Effective planning for all-electric passenger vehicle technologies
WiSE Member Spotlight: Ria Kontou, PhD student in Civil and Coastal Engineering
Decoupling personal mobility from gasoline and encouraging the operation of alternative fuel vehicles can overall contribute to reaching national level greenhouse gas abatement goals and help towards reaching U.S. energy security. Wider plug-in electric vehicle (PEVs) adoption has the potential to reduce carbon emissions from the transportation sector through substituting fossil-based fuels with clean-grid electricity. PEVs are categorized in plug-in hybrid electric vehicles (PHEVs) that have both a fuel tank and an electric battery, and battery electric vehicles (BEVs), which carry only batteries. Given their configuration, PEVs have reduced or zero tailpipe emissions compared to their internal combustion engine conventional counterparts. Up-to-date research in this field has shown that both technologies are more cost efficient than conventional passenger cars. Electric vehicle technology decreases the cost of vehicle operation for drivers but may require certain government investments for achieving greater adoption levels; such investments include charging facility deployment as well as PEV purchase rebates.
My research focuses on effective planning for the transition from conventional to all-electric passenger vehicle technologies.
We use mathematical programming in order to assist policymakers with making informed decisions about planning the PEVs diffusion and effective operation. It is in the government’s greatest interest to minimize the social cost of replacing gas-powered household vehicles with battery electric ones. This social cost captures household drivers’ cost heterogeneity due to their daily driving patterns, government investments for charging infrastructure deployment, as well as monetized environmental externalities. Our optimization frameworks determine the timeframe needed for 80% of household conventional vehicles to be replaced with electric ones. Other decision variables are the all-electric driving distance that electric vehicles should be able to cover daily during our planning period and the increasing annual density of public charging equipment placed on the transportation network during the same period. Data that represent the US households, automobile, and the energy market are used in order to conduct numerical experiments. Our results showcase that the planning horizon for the conversion of 80% of the conventional to electric vehicles varies from 6 to 12 years, based on the parameters and the scenarios investigated. The optimal decision variables are sensitive to factors like the battery production cost economies of scale, gasoline costs, discount rate, and conventional vehicles’ fuel economy. Faster electric vehicle diffusion is achieved when the gasoline cost increases, electricity cost for recharging decreases, and electric vehicle battery packs are cheaper.

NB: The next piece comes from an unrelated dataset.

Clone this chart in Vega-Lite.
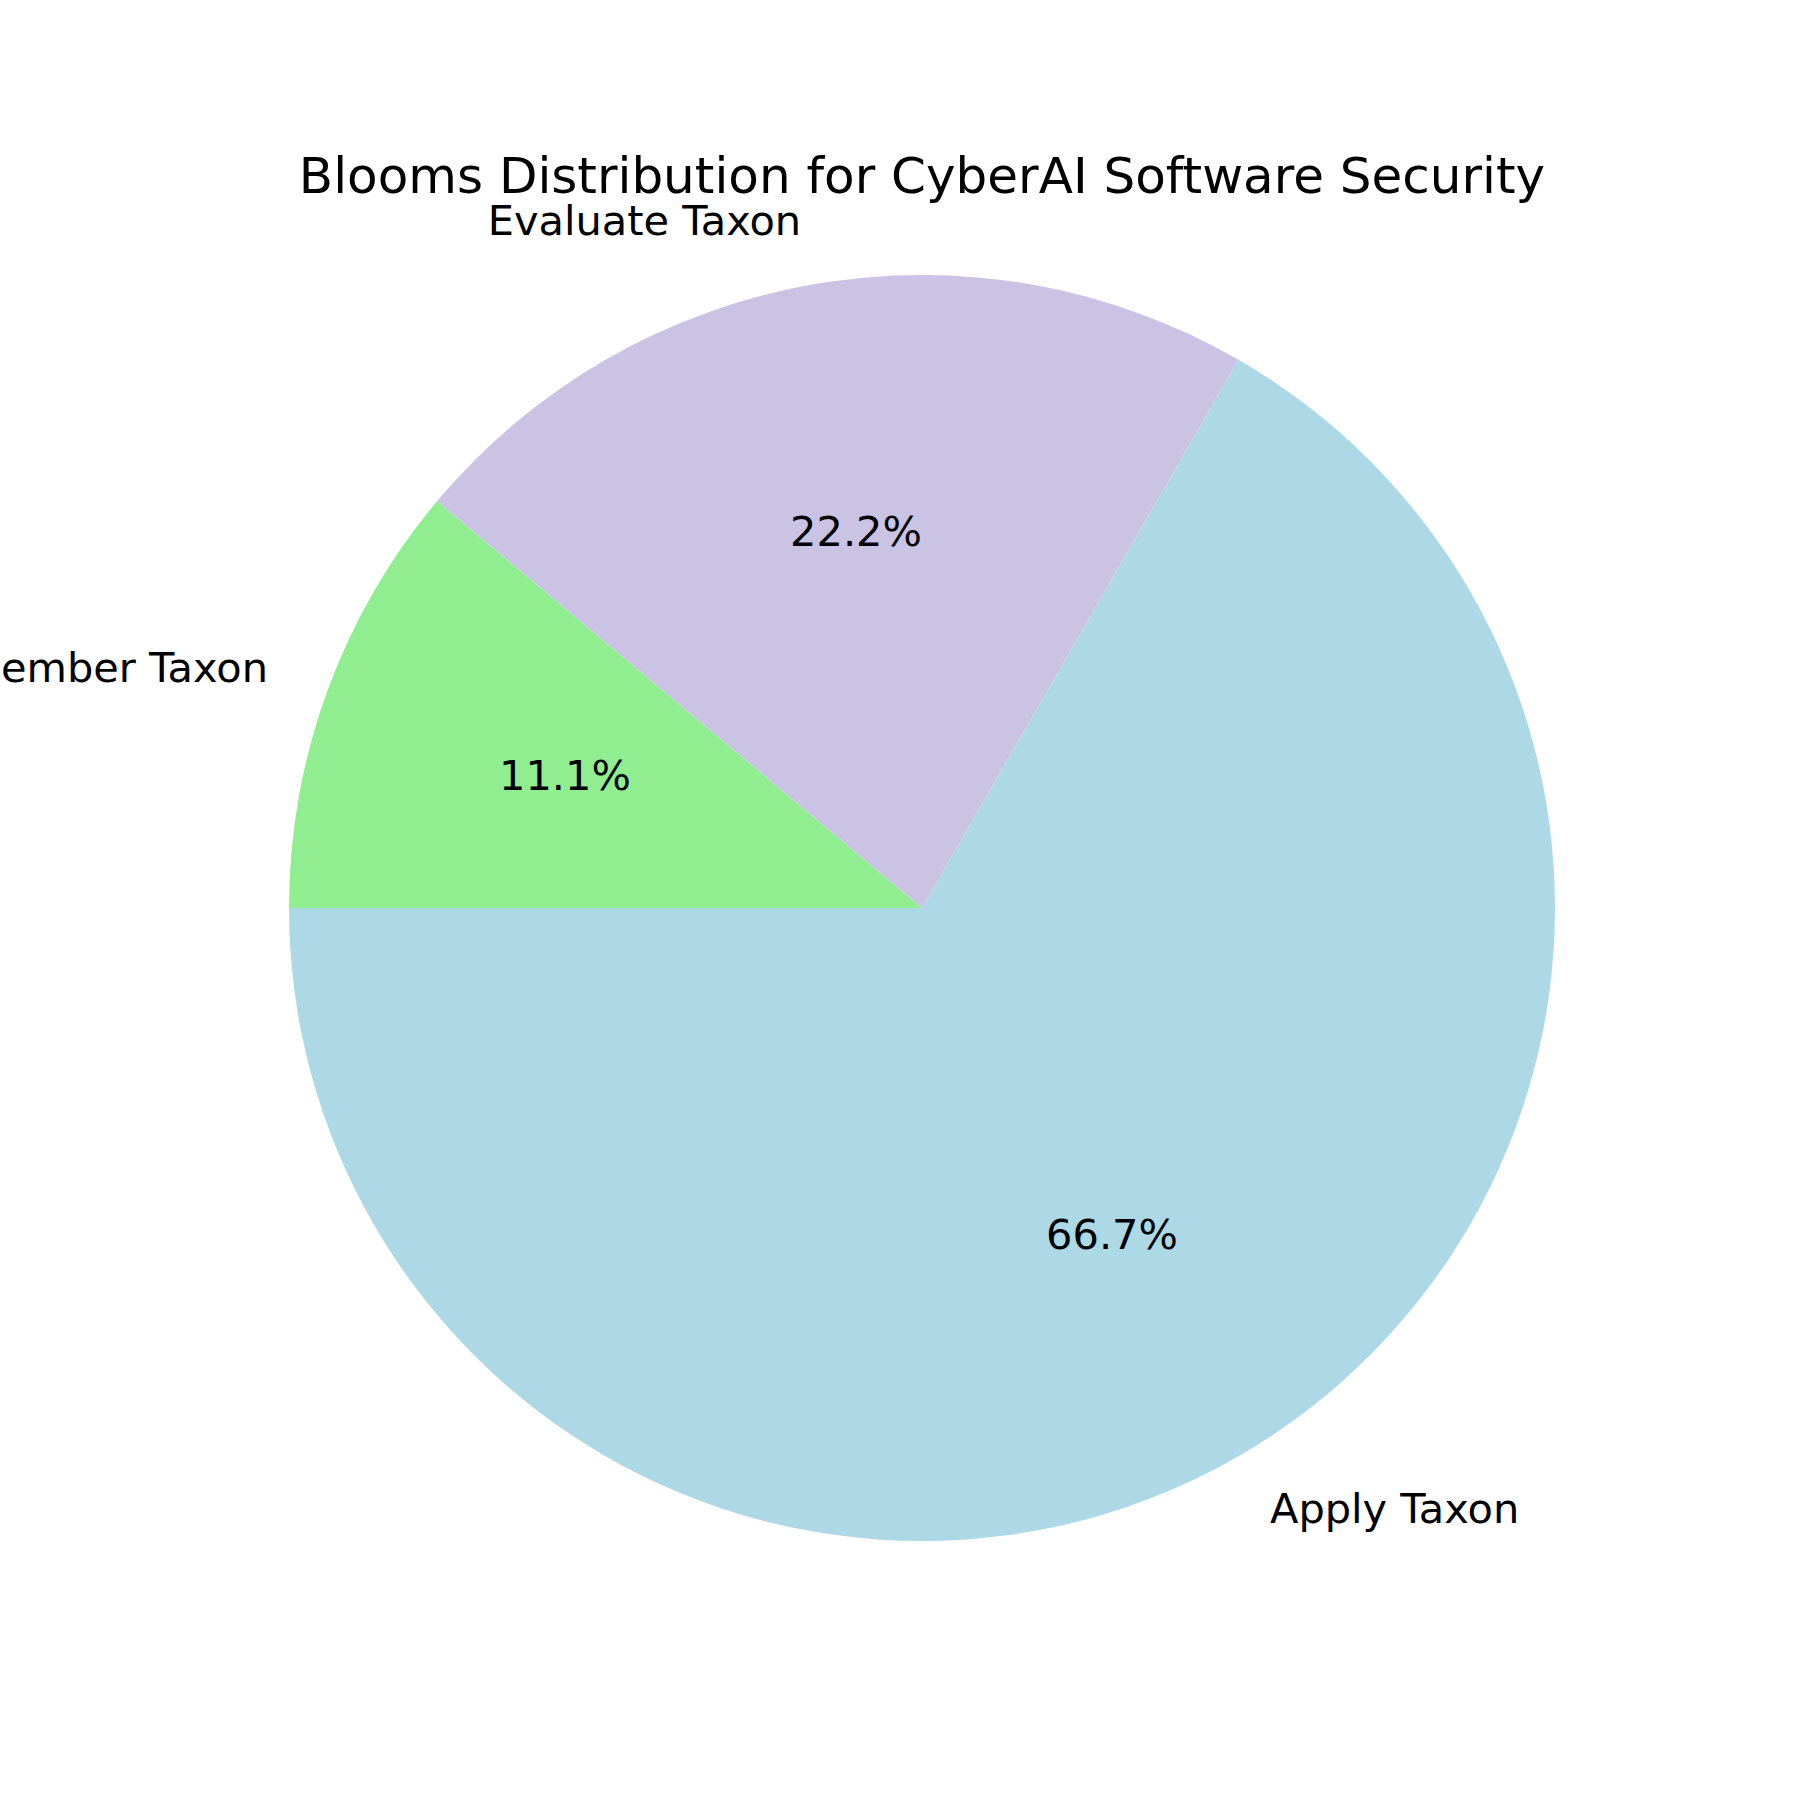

My latest research endeavor is the development of a national policy roadmap for incentivizing BEV adoption. The government provides monetary incentives in order to induce electric vehicle demand, by increasing the utility value of this alternative fuel vehicle technology.
We are looking into proposing a battery electric vehicle (BEV) monetary incentive scheme that enables the government to reach certain BEV adoption goals with minimum investment.
Apart from optimizing the electrification of the household fleet, we also account for optimizing the operation of transitory vehicle technologies, such as PHEVs. Our research aims at determining the optimal electric driving range of PHEVs so as to minimize the daily cost borne by the society while operating this vehicle technology. Our optimization framework is applied to datasets representing the US market. Our findings indicate that the optimal range is 16 miles with an average social cost of $3.19 per day when exclusively charging at home, compared to $3.27 per day of driving a conventional vehicle. The optimal range is found to be sensitive to the cost of battery packs and the price of gasoline. When workplace charging is available, the optimal electric driving range surprisingly increases from 16 to 22 miles, as larger batteries would allow drivers to better take advantage of the charging opportunities to achieve longer electrified travel distances, yielding social cost savings. If workplace charging is available, the optimal density is to deploy a workplace charger for every 3.66 vehicles. Moreover, the diversification of the battery size, i.e., introducing a pair and triple of electric driving ranges to the market, could further decrease the average societal cost per PHEV by 7.45% and 11.5% respectively.
More about Ria
Eleftheria (Ria) Kontou is pursuing her PhD degree in UF’s Civil and Coastal Engineering, focusing on transportation, under Dr. Yafeng Yin. She holds a M.Sc. in Civil and Environmental Engineering from Virginia Tech and got her bachelor’s in Civil Engineering from the National Technical University of Athens, Greece. Currently, she is collaborating with the Center for Transportation Analysis of Oak Ridge National Laboratory in modeling the market acceptance of alternative vehicle fuel technologies. In the near past, she conducted research for the Office of Safety of the Federal Highway Administration Turner-Fairbank Research Center, uncovering driving distraction patterns by analyzing naturalistic driving, eye-tracking data. She is the Vice President of the Women Transportation Seminar (WTS) Florida Gator Student Chapter, an organization that strives for the representation of women in leadership roles in transportation engineering firms and academic positions.